I also wonder how much Rory's reluctance to endorse the importance of Golf in the Olympics had to do with Nike's decision to pull out of the golfing hardware business. For any company to dump a business doing north of £500 million annually, they must have had some pretty good reasons.
The world of golf is busy with other fascinating developments. This month, we bring you news of Chadwell Springs, a great new family golf centre in Hertfordshire, which will open shortly and we have a look at the fabulous golf range on the Greenwich Peninsula. The Greenwich range, which opened just over a year ago, is now hosting well over 500 people on many days of the week, about half of which are new to golf. This equates to many thousands of additional participants per year and the new golf centre at Chadwell Springs will continue this theme when it opens in a few months.
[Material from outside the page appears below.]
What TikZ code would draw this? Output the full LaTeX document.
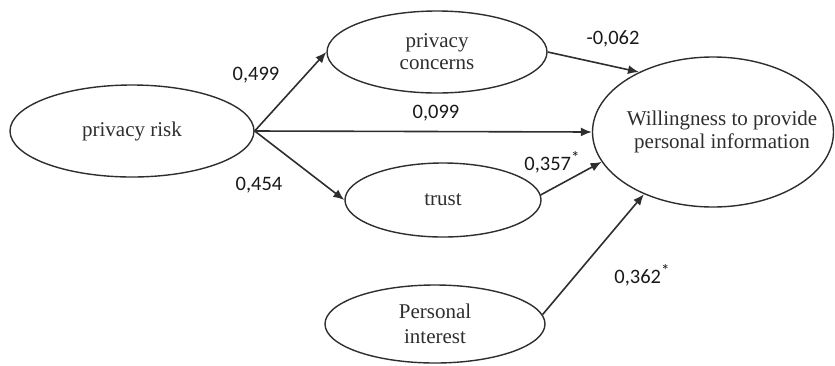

These superb, purpose built new complexes, are delivering golf to a new audience and proving that there is still plenty of juice in the great game of golf. Some courses may still close, but the sport will evolve and I'm confident that new and different facilities will allow even more people to participate in golf - it just might be in a different way.
It is interesting that the UK's Olympic performances show such a remarkable improvement since 1996, when we hardly won anything, to London 2012 and now Rio 2016, where we have grown into world leaders at competitive, elite sport. This is wonderful, but the key to an increase in participation is not the same as a key to succeeding at elite levels. England Golf and the England Golf Partnership are doing a much improved job of listening to the industry as to the best ways to improve participation, after an appalling decline in golf participants since 2000. It is vital that the golfing entrepreneurs who are delivering such astonishing results must be involved at the highest level in showing golf how to increase participation in a meaningful way. They will obviously be heard, but suitable weighting should be given to their opinions - let them have a radical impact on golf, regardless of the sensitivities of the blazer wearing committee men!